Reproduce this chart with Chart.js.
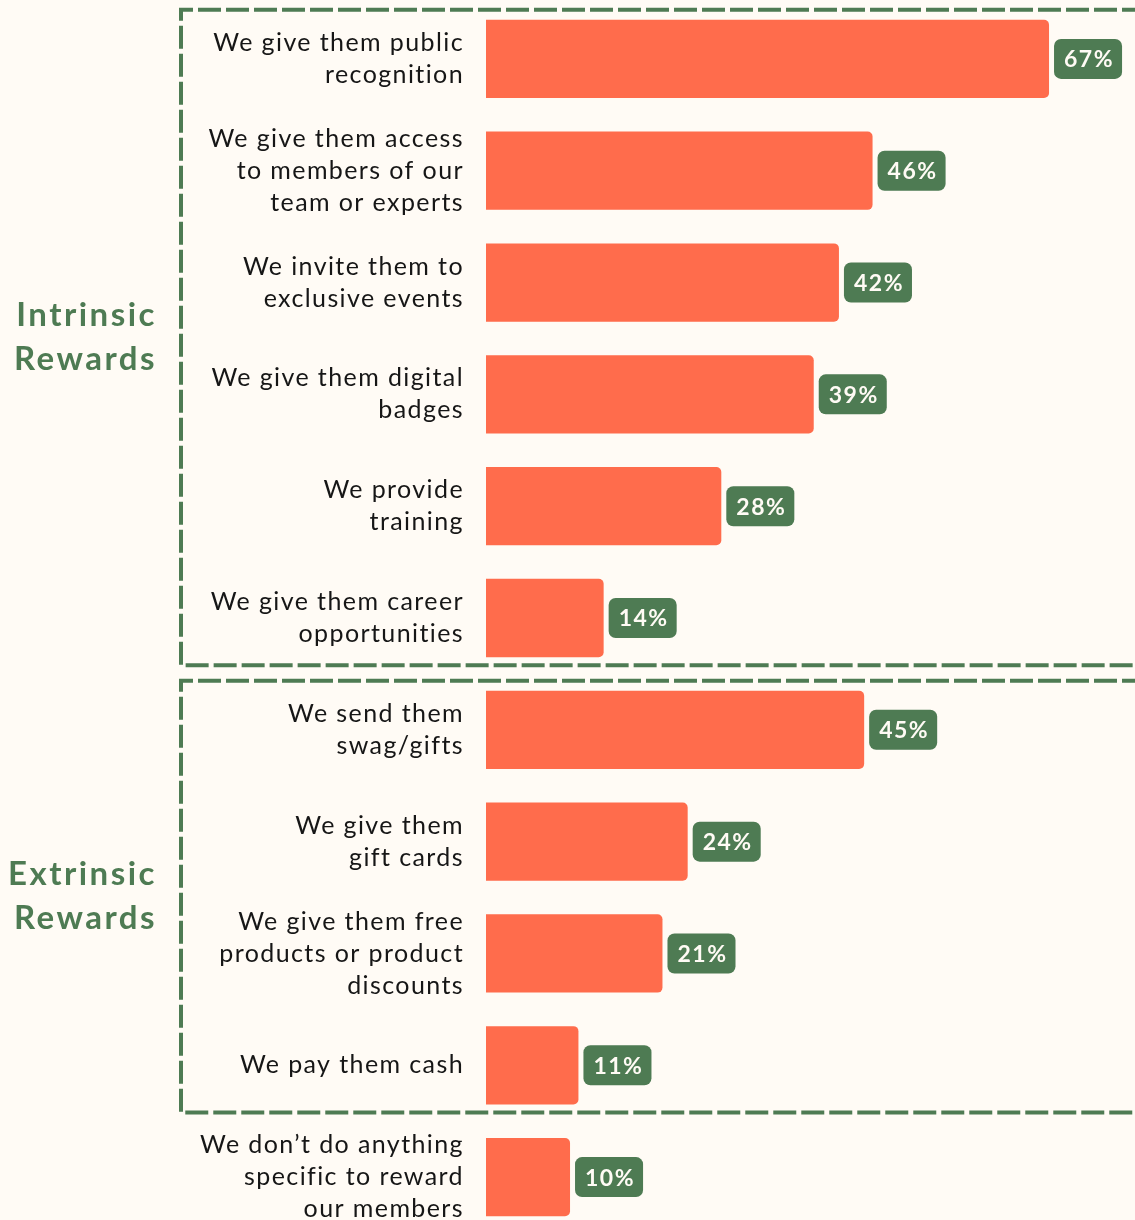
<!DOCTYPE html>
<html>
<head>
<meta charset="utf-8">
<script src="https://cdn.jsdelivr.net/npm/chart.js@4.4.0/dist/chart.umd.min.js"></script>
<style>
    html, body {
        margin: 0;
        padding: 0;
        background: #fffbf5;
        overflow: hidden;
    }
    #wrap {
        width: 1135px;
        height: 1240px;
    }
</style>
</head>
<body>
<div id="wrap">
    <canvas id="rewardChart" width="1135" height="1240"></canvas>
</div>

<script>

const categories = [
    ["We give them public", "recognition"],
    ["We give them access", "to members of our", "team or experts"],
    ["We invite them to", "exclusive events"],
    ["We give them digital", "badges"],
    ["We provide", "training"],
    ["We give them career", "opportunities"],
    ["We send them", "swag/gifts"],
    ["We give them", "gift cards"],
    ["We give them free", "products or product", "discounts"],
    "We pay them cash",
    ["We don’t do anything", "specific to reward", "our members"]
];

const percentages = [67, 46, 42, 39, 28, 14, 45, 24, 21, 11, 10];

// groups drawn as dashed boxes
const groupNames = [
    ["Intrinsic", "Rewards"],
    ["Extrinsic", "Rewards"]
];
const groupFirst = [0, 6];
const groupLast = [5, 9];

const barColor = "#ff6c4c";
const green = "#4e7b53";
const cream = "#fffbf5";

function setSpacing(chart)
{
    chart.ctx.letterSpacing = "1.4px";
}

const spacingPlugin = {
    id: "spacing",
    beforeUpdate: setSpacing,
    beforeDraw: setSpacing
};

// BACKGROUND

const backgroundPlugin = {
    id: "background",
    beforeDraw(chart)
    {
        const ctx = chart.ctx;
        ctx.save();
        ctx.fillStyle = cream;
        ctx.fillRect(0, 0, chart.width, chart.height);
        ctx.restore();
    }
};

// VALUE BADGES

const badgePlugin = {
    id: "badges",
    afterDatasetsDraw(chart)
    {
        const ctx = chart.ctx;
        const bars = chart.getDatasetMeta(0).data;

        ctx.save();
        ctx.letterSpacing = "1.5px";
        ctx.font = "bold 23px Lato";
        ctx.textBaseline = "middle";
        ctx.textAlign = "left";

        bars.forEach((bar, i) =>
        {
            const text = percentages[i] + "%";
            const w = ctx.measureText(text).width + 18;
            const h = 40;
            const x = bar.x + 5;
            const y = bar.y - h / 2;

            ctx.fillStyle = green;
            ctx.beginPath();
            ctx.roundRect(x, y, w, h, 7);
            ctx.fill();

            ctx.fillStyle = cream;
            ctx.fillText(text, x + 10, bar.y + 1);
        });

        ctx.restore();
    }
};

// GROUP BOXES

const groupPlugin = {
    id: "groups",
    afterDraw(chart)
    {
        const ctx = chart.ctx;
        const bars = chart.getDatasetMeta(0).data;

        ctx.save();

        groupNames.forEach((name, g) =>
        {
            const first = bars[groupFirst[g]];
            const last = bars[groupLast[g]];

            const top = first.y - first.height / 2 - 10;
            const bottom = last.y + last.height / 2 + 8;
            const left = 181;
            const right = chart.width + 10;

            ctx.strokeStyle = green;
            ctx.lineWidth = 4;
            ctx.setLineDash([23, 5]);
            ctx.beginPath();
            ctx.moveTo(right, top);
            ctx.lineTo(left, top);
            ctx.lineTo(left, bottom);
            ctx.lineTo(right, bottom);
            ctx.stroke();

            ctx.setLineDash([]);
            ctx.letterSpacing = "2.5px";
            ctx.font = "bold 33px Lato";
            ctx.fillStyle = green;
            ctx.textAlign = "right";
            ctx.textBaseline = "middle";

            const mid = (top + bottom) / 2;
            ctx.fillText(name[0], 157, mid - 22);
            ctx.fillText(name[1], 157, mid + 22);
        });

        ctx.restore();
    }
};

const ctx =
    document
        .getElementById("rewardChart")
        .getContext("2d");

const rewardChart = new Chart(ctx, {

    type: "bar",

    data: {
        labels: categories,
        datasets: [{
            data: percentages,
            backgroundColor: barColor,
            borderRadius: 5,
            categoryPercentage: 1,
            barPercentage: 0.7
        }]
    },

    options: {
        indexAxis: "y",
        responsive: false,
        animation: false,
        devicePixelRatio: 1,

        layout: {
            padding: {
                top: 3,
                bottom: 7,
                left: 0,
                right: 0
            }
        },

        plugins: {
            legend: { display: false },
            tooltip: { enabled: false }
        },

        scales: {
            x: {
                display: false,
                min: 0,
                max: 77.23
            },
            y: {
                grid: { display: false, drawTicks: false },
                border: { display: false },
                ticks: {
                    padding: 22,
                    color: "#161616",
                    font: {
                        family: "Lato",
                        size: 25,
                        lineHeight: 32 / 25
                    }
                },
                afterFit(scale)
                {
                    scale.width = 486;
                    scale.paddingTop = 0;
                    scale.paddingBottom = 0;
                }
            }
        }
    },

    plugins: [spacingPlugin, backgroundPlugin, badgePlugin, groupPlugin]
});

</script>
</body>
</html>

--

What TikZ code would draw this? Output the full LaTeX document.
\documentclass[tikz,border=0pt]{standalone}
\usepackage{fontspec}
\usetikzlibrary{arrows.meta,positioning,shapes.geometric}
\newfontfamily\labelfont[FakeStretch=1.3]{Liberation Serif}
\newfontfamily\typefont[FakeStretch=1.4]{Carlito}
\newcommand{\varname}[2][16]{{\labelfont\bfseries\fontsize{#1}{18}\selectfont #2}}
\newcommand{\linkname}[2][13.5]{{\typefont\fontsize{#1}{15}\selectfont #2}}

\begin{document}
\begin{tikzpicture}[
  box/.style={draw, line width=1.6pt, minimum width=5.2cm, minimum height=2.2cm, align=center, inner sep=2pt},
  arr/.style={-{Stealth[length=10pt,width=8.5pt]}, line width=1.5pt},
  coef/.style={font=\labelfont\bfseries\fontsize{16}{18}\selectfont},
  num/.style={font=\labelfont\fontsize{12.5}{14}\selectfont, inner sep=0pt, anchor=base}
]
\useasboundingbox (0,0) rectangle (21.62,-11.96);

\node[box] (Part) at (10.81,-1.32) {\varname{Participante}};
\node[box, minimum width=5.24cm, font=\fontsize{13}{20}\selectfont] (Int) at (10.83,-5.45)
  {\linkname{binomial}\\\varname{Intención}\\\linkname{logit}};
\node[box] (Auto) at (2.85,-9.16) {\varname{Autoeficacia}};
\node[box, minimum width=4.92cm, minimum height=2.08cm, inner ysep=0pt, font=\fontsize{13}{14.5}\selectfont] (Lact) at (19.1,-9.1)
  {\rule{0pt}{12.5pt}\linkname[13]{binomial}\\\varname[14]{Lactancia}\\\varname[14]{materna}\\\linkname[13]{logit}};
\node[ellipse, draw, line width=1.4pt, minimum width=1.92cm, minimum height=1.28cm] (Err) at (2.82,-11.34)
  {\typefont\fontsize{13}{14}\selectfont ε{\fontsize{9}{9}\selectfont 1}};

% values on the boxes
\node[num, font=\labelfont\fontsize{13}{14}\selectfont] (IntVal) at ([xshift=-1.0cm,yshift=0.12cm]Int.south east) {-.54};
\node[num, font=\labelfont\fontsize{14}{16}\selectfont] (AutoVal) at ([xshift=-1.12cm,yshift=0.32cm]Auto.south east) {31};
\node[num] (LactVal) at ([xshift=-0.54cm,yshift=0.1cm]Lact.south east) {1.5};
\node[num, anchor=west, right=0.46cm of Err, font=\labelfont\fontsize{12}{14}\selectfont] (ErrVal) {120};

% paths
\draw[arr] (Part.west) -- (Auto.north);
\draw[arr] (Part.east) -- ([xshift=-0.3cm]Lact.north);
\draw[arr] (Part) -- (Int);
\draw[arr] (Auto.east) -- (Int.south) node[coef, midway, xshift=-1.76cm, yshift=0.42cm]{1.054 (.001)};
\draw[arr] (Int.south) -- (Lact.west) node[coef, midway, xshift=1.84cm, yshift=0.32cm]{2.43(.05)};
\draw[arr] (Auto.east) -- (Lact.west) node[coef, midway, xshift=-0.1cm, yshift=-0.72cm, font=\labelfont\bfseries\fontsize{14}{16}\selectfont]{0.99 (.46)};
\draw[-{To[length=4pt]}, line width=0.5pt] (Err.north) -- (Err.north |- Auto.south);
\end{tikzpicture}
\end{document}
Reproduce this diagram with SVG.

To be done ▸
Which lines include the word "Reproduce"? List them all.

Answer to the task ▸
Reproduce this chart with Chart.js.
Reproduce this diagram with SVG.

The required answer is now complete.